At some point around 1890, Beattie photographed the lithograph which had been presented to the Tasmanian Museum by Mr. A. Bolter in 1867, and which carries an inscription to that effect at the foot of the heading. Beattie sold his albumen prints of the Proclamation Board lithograph to an entirely new generation of souvenir collectors, which is testament to the enduring power of Frankland’s imagery (from the perspective of a white audience, at least).

Frankland’s design for Governor Arthur’s original proclamation boards comprised four illustrations separated by ink-ruled lines; these pictorial sequences are intended to be read from bottom to top, and they depict (i) a British man shooting an Indigenous man and being hanged as a consequence, (ii) an Indigenous man spearing a British man, and being hanged, (iii) a group of Indigenous people shaking hands with the Governor, and (iv) Indigenous and European men, women and children, all in European clothes, standing side-by-side as friends; at the foot in manuscript is an imagined dialogue between an Indigenous man and the Governor: ‘”Why Massa Gubernor”, said Black Jack. “You Proclamation all Gammon – how blackfellow read him eh!
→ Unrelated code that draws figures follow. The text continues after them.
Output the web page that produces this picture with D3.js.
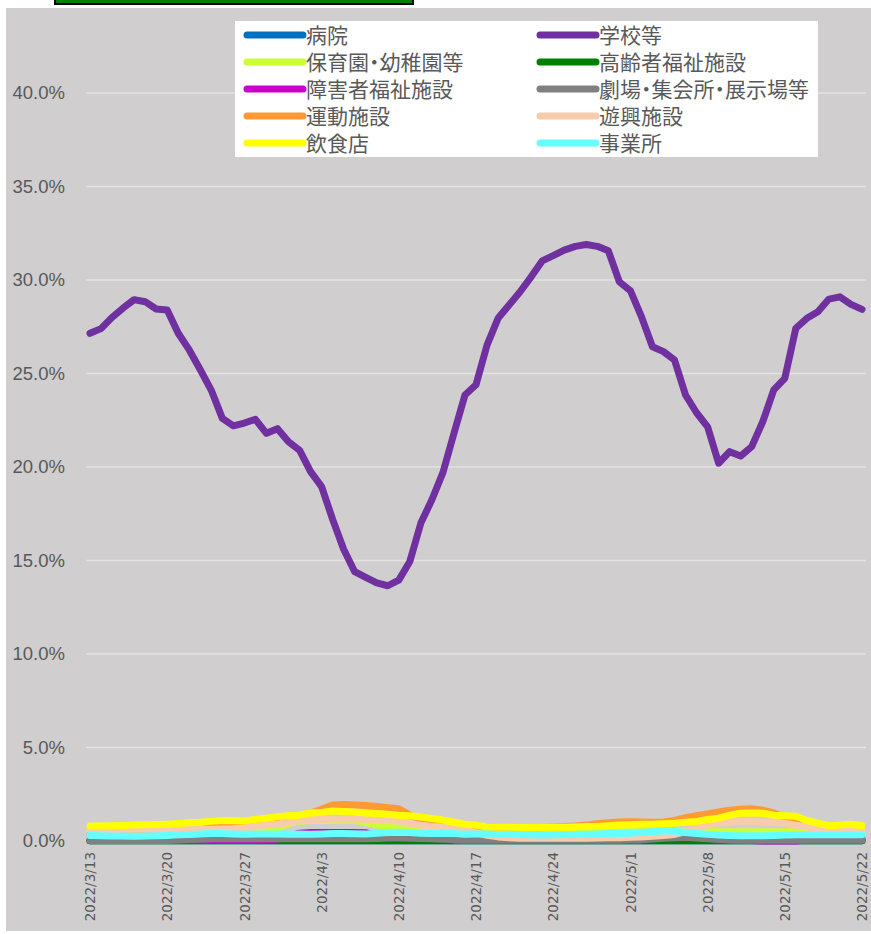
<!DOCTYPE html>
<html><head><meta charset="utf-8">
<script src="https://cdn.jsdelivr.net/npm/d3@7"></script>
<style>
body{margin:0;background:#fff;}
svg{display:block;}
</style></head>
<body>
<svg id="chart" width="871" height="934"></svg>
<script>
const startDate = "2022-03-13";
const endDate = "2022-05-22";
const tickLabels = ["2022/3/13","2022/3/20","2022/3/27","2022/4/3","2022/4/10","2022/4/17","2022/4/24","2022/5/1","2022/5/8","2022/5/15","2022/5/22"];
const yTicks = [0,5,10,15,20,25,30,35,40];

const seriesNames = ["病院","学校等","保育園・幼稚園等","高齢者福祉施設","障害者福祉施設","劇場・集会所・展示場等","運動施設","遊興施設","飲食店","事業所"];
const seriesColors = ["#0070C0","#7030A0","#CCFF33","#008000","#CC00CC","#808080","#FF9933","#F8CBAD","#FFFF00","#66FFFF"];

const hospital = [0.02,0.02,0.02,0.02,0.02,0.02,0.02,0.02,0.02,0.02,0.02,0.02,0.02,0.02,0.02,0.02,0.02,0.02,0.02,0.02,0.02,0.02,0.02,0.02,0.02,0.02,0.02,0.02,0.02,0.02,0.02,0.02,0.02,0.02,0.02,0.02,0.02,0.02,0.02,0.02,0.02,0.02,0.02,0.02,0.02,0.02,0.02,0.02,0.02,0.02,0.02,0.02,0.02,0.02,0.02,0.02,0.02,0.02,0.02,0.02,0.02,0.02,0.02,0.02,0.02,0.02,0.02,0.02,0.02,0.02,0.02];
const school = [27.15,27.4,28.0,28.5,28.95,28.84,28.45,28.4,27.15,26.26,25.2,24.1,22.6,22.2,22.35,22.55,21.8,22.05,21.35,20.9,19.75,18.95,17.2,15.6,14.4,14.1,13.8,13.65,13.95,14.95,17.0,18.25,19.7,21.8,23.85,24.4,26.52,27.95,28.66,29.37,30.17,31.02,31.3,31.6,31.8,31.9,31.8,31.56,29.9,29.43,28.04,26.43,26.17,25.72,23.85,22.9,22.15,20.2,20.82,20.59,21.09,22.42,24.12,24.74,27.42,27.95,28.3,28.98,29.1,28.7,28.43];
const nursery = [0.55,0.55,0.55,0.55,0.55,0.55,0.55,0.55,0.55,0.55,0.55,0.55,0.55,0.55,0.55,0.55,0.6,0.7,0.95,1.05,1.1,1.1,1.1,1.1,1.1,1.0,0.85,0.8,0.78,0.7,0.6,0.5,0.5,0.5,0.5,0.5,0.5,0.5,0.5,0.5,0.5,0.5,0.5,0.5,0.5,0.5,0.5,0.5,0.5,0.5,0.5,0.5,0.5,0.5,0.5,0.5,0.5,0.5,0.5,0.5,0.5,0.5,0.5,0.5,0.5,0.5,0.5,0.5,0.5,0.5,0.5];
const elderly = [0.01,0.01,0.01,0.01,0.01,0.01,0.01,0.01,0.01,0.01,0.01,0.01,0.01,0.01,0.01,0.01,0.01,0.01,0.01,0.01,0.01,0.01,0.01,0.01,0.01,0.01,0.01,0.01,0.01,0.01,0.01,0.01,0.01,0.01,0.01,0.01,0.01,0.01,0.01,0.01,0.01,0.01,0.01,0.01,0.01,0.01,0.01,0.01,0.01,0.01,0.01,0.01,0.01,0.01,0.01,0.01,0.01,0.01,0.01,0.01,0.01,0.01,0.01,0.01,0.01,0.01,0.01,0.01,0.01,0.01,0.01];
const disabled = [0.03,0.03,0.03,0.03,0.03,0.03,0.03,0.03,0.03,0.03,0.03,0.03,0.03,0.03,0.03,0.03,0.05,0.1,0.25,0.42,0.45,0.45,0.46,0.46,0.45,0.44,0.3,0.2,0.2,0.2,0.2,0.2,0.2,0.2,0.2,0.2,0.2,0.2,0.2,0.2,0.2,0.2,0.2,0.2,0.2,0.2,0.2,0.2,0.2,0.2,0.2,0.2,0.2,0.2,0.2,0.2,0.15,0.1,0.05,0.04,0.03,0.0,0.0,0.0,0.0,0.05,0.1,0.1,0.1,0.1,0.1];
const theater = [0.03,0.03,0.03,0.03,0.03,0.03,0.03,0.03,0.05,0.08,0.1,0.12,0.12,0.12,0.12,0.12,0.12,0.12,0.12,0.12,0.12,0.12,0.12,0.12,0.12,0.12,0.14,0.16,0.16,0.15,0.14,0.12,0.1,0.06,0.04,0.04,0.04,0.04,0.04,0.04,0.04,0.04,0.04,0.04,0.04,0.04,0.04,0.04,0.04,0.05,0.06,0.1,0.14,0.18,0.2,0.16,0.12,0.08,0.05,0.04,0.04,0.04,0.04,0.04,0.04,0.04,0.04,0.04,0.04,0.04,0.04];
const sports = [0.35,0.38,0.42,0.45,0.5,0.52,0.55,0.58,0.55,0.5,0.6,0.75,0.85,0.85,0.85,0.95,1.05,1.15,1.25,1.35,1.5,1.7,1.92,1.95,1.93,1.9,1.85,1.78,1.72,1.4,1.1,1.0,0.95,0.9,0.85,0.8,0.75,0.72,0.7,0.7,0.7,0.72,0.75,0.78,0.8,0.85,0.92,0.98,1.02,1.03,1.02,1.0,1.02,1.1,1.25,1.35,1.45,1.55,1.65,1.7,1.72,1.65,1.5,1.3,1.1,0.95,0.85,0.78,0.8,0.82,0.8];
const amusement = [0.6,0.6,0.62,0.62,0.63,0.63,0.63,0.62,0.62,0.63,0.63,0.63,0.64,0.66,0.7,0.78,0.85,0.9,1.0,1.1,1.15,1.15,1.17,1.18,1.17,1.16,1.15,1.12,1.05,0.95,0.85,0.78,0.75,0.7,0.6,0.45,0.3,0.22,0.18,0.15,0.15,0.15,0.15,0.15,0.15,0.15,0.16,0.18,0.18,0.2,0.22,0.25,0.3,0.35,0.5,0.7,0.85,0.95,1.0,1.05,1.05,1.02,1.0,0.95,0.85,0.75,0.65,0.6,0.58,0.58,0.6];
const restaurant = [0.8,0.8,0.82,0.83,0.85,0.87,0.88,0.9,0.93,0.97,1.0,1.05,1.1,1.08,1.07,1.15,1.22,1.3,1.35,1.38,1.5,1.52,1.6,1.58,1.55,1.5,1.47,1.43,1.38,1.35,1.28,1.2,1.12,1.0,0.9,0.85,0.75,0.73,0.73,0.72,0.72,0.72,0.73,0.74,0.75,0.77,0.78,0.82,0.85,0.87,0.9,0.9,0.92,0.95,1.0,1.05,1.15,1.22,1.38,1.48,1.5,1.48,1.38,1.35,1.32,1.1,0.95,0.82,0.85,0.9,0.82];
const office = [0.3,0.28,0.27,0.27,0.26,0.27,0.28,0.3,0.33,0.35,0.38,0.4,0.4,0.38,0.36,0.37,0.38,0.38,0.36,0.37,0.36,0.38,0.4,0.4,0.39,0.38,0.42,0.45,0.47,0.45,0.42,0.4,0.42,0.4,0.36,0.38,0.37,0.35,0.36,0.35,0.33,0.32,0.33,0.34,0.35,0.36,0.38,0.4,0.4,0.42,0.45,0.5,0.55,0.52,0.45,0.4,0.36,0.32,0.3,0.28,0.28,0.28,0.3,0.32,0.33,0.33,0.33,0.33,0.34,0.34,0.34];

const seriesValues = [hospital, school, nursery, elderly, disabled, theater, sports, amusement, restaurant, office];

const parse = d3.timeParse("%Y-%m-%d");
const dates = d3.timeDay.range(parse(startDate), d3.timeDay.offset(parse(endDate), 1));
const tickDates = tickLabels.map(s => d3.timeParse("%Y/%m/%d")(s));

const svg = d3.select("#chart");

// outer chart background
svg.append("rect").attr("x",6).attr("y",8).attr("width",865).attr("height",923).attr("fill","#D0CECE");
// cut-off title box at top
svg.append("rect").attr("x",55).attr("y",-10).attr("width",358).attr("height",14)
  .attr("fill","#008000").attr("stroke","#000").attr("stroke-width",2);

const x = d3.scaleTime().domain([dates[0], dates[dates.length-1]]).range([90, 862]);
const y = d3.scaleLinear().domain([0, 40]).range([841, 93]);

// gridlines
svg.append("g").selectAll("line").data(yTicks.filter(d=>d>0)).join("line")
  .attr("x1",86).attr("x2",866).attr("y1",d=>y(d)).attr("y2",d=>y(d))
  .attr("stroke","#E3E2E2").attr("stroke-width",1.5);

// y axis
const yAxis = d3.axisLeft(y).tickValues(yTicks).tickFormat(d=>d.toFixed(1)+"%").tickSize(0).tickPadding(0);
const yg = svg.append("g").attr("transform","translate(65,0)").call(yAxis);
yg.select(".domain").remove();
yg.selectAll("text").attr("fill","#595959").style("font-family","'Liberation Sans Narrow','Liberation Sans',sans-serif").style("font-size","18.5px");

// x axis
const xAxis = d3.axisBottom(x).tickValues(tickDates).tickFormat((d,i)=>tickLabels[i]).tickSize(0).tickPadding(0);
const xg = svg.append("g").attr("transform","translate(0,852)").call(xAxis);
xg.select(".domain").remove();
xg.selectAll("text").attr("fill","#595959")
  .style("font-family","'DejaVu Sans',sans-serif").style("font-size","13.5px")
  .attr("text-anchor","end").attr("transform","rotate(-90)").attr("x",0).attr("y",0).attr("dx",0).attr("dy","0.35em");

// lines
const line = d3.line().x((d,i)=>x(dates[i])).y(d=>y(d));
svg.append("g").selectAll("path").data(seriesValues).join("path")
  .attr("d", d=>line(d)).attr("fill","none")
  .attr("stroke",(d,i)=>seriesColors[i]).attr("stroke-width",7)
  .attr("stroke-linejoin","round").attr("stroke-linecap","round");

// legend
const lg = svg.append("g");
lg.append("rect").attr("x",235).attr("y",21).attr("width",583).attr("height",136).attr("fill","#fff");
const items = lg.selectAll("g.item").data(seriesNames).join("g").attr("class","item")
  .attr("transform",(d,i)=>`translate(${i%2===0?247:540},${35+Math.floor(i/2)*27})`);
items.append("line").attr("x1",0).attr("x2",56).attr("y1",0).attr("y2",0)
  .attr("stroke",(d,i)=>seriesColors[i]).attr("stroke-width",7).attr("stroke-linecap","round");
items.append("text").attr("x",59).attr("y",0).attr("dy","0.36em").text(d=>d)
  .attr("fill","#595959").style("font-family","'Noto Sans CJK JP',sans-serif").style("font-size","21px")
  .style("font-feature-settings","'palt'");
</script>
</body></html>
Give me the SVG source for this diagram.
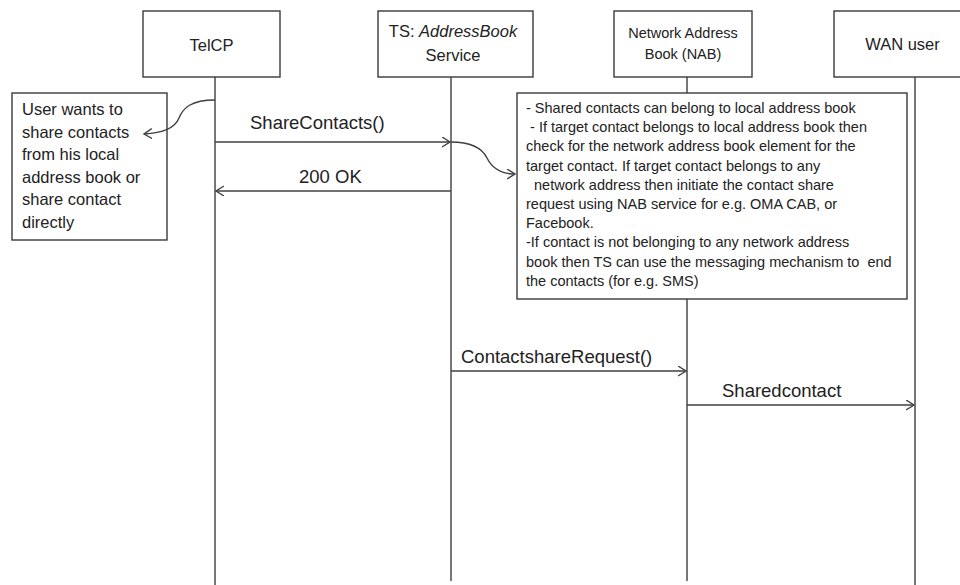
<svg xmlns="http://www.w3.org/2000/svg" width="960" height="585" viewBox="0 0 960 585">
  <style>
    .box { fill: #ffffff; stroke: #3a3a3a; stroke-width: 1.4; }
    .life { stroke: #555555; stroke-width: 1.6; fill: none; }
    .msg { stroke: #404040; stroke-width: 1.4; fill: none; marker-end: url(#open); }
    .t { font-family: "Liberation Sans", Arial, sans-serif; fill: #222222; white-space: pre; }
    .head { font-size: 16.5px; text-anchor: middle; }
    .nab { font-size: 14.5px; text-anchor: middle; }
    .note { font-size: 16.5px; }
    .big { font-size: 14.5px; }
    .lbl { font-size: 18.5px; }
  </style>
  <defs>
    <marker id="open" markerWidth="10" markerHeight="12" refX="8" refY="5" orient="auto" markerUnits="userSpaceOnUse">
      <path d="M0,0 L8,5 L0,10" fill="none" stroke="#404040" stroke-width="1.4"/>
    </marker>
  </defs>

  <rect width="960" height="585" fill="#ffffff"/>

  <!-- lifelines -->
  <g id="lifelines">
    <line class="life" x1="215" y1="77" x2="215" y2="585"/>
    <line class="life" x1="451" y1="77" x2="451" y2="581"/>
    <line class="life" x1="687" y1="77" x2="687" y2="581"/>
    <line class="life" x1="915" y1="77" x2="915" y2="585"/>
  </g>

  <!-- participants -->
  <g id="telcp">
    <rect class="box" x="143" y="11" width="137" height="66"/>
    <text class="t head" x="211.5" y="51">TelCP</text>
  </g>
  <g id="ts-service">
    <rect class="box" x="378" y="11" width="155" height="66"/>
    <text class="t head" x="453" y="37">TS: <tspan font-style="italic">AddressBook</tspan></text>
    <text class="t head" x="453" y="61">Service</text>
  </g>
  <g id="nab">
    <rect class="box" x="614" y="11" width="138" height="66"/>
    <text class="t nab" x="683" y="38">Network Address</text>
    <text class="t nab" x="683" y="59">Book (NAB)</text>
  </g>
  <g id="wan-user">
    <rect class="box" x="834" y="11" width="162" height="66"/>
    <text class="t head" x="902.5" y="50">WAN user</text>
  </g>

  <!-- notes -->
  <g id="note-user">
    <rect class="box" x="12" y="93" width="155" height="147"/>
    <text class="t note" x="22" y="115">User wants to</text>
    <text class="t note" x="22" y="137.6">share contacts</text>
    <text class="t note" x="22" y="160.2">from his local</text>
    <text class="t note" x="22" y="182.8">address book or</text>
    <text class="t note" x="22" y="205.4">share contact</text>
    <text class="t note" x="22" y="228">directly</text>
  </g>
  <g id="note-share">
    <rect class="box" x="517" y="93" width="390" height="206"/>
    <text class="t big" x="526" y="113">- Shared contacts can belong to local address book</text>
    <text class="t big" x="526" y="132.2"> - If target contact belongs to local address book then</text>
    <text class="t big" x="526" y="151.4">check for the network address book element for the</text>
    <text class="t big" x="526" y="170.6">target contact. If target contact belongs to any</text>
    <text class="t big" x="526" y="189.8">  network address then initiate the contact share</text>
    <text class="t big" x="526" y="209">request using NAB service for e.g. OMA CAB, or</text>
    <text class="t big" x="526" y="228.2">Facebook.</text>
    <text class="t big" x="526" y="247.4">-If contact is not belonging to any network address</text>
    <text class="t big" x="526" y="266.6">book then TS can use the messaging mechanism to  end</text>
    <text class="t big" x="526" y="285.8">the contacts (for e.g. SMS)</text>
  </g>

  <!-- messages and note links -->
  <g id="connectors">
    <path class="msg" d="M215,100 C191,100 183,108 179,118 C175,128 163,133 144,134"/>
    <path class="msg" d="M215,142 L450,142"/>
    <text class="t lbl" x="250" y="129" font-size="21px">ShareContacts()</text>
    <path class="msg" d="M451,191 L216,191"/>
    <text class="t lbl" x="299" y="183">200 OK</text>
    <path class="msg" d="M451,142 C472,142 482,148 487,158 C492,168 500,174 515,174"/>
    <path class="msg" d="M451,371 L686,371"/>
    <text class="t lbl" x="461" y="363">ContactshareRequest()</text>
    <path class="msg" d="M687,405 L914,405"/>
    <text class="t lbl" x="722" y="397">Sharedcontact</text>
  </g>
</svg>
He no learn him read Book.” “Read that then”, said the Governor pointing to a Picture’.

The original boards were fastened to trees where Aboriginal people might notice them, with the intention of broadcasting the way in which colonial justice worked. The design explicitly illustrates capital punishment for both whites and blacks who commit murder; it also attempts to promote – albeit hypocritically – peaceful relations between blacks and whites. This was in the period immediately following the declaration of martial law in 1828 when the infamous military operation known as the “Black Line” was implemented, resulting in the rounding-up of Tasmania’s Indigenous population.

Of the one hundred or so original proclamation boards designed by George Frankland which were nailed to trees by authority of Lieutenant-Governor Arthur, only seven are known to have survived. In what is an interesting coincidence, the Mitchell Library’s original board was purchased in May 1919 from none other than J. W. Beattie – who by that time had branched out from photography to become a dealer in curios and historical relics – for a mere £30.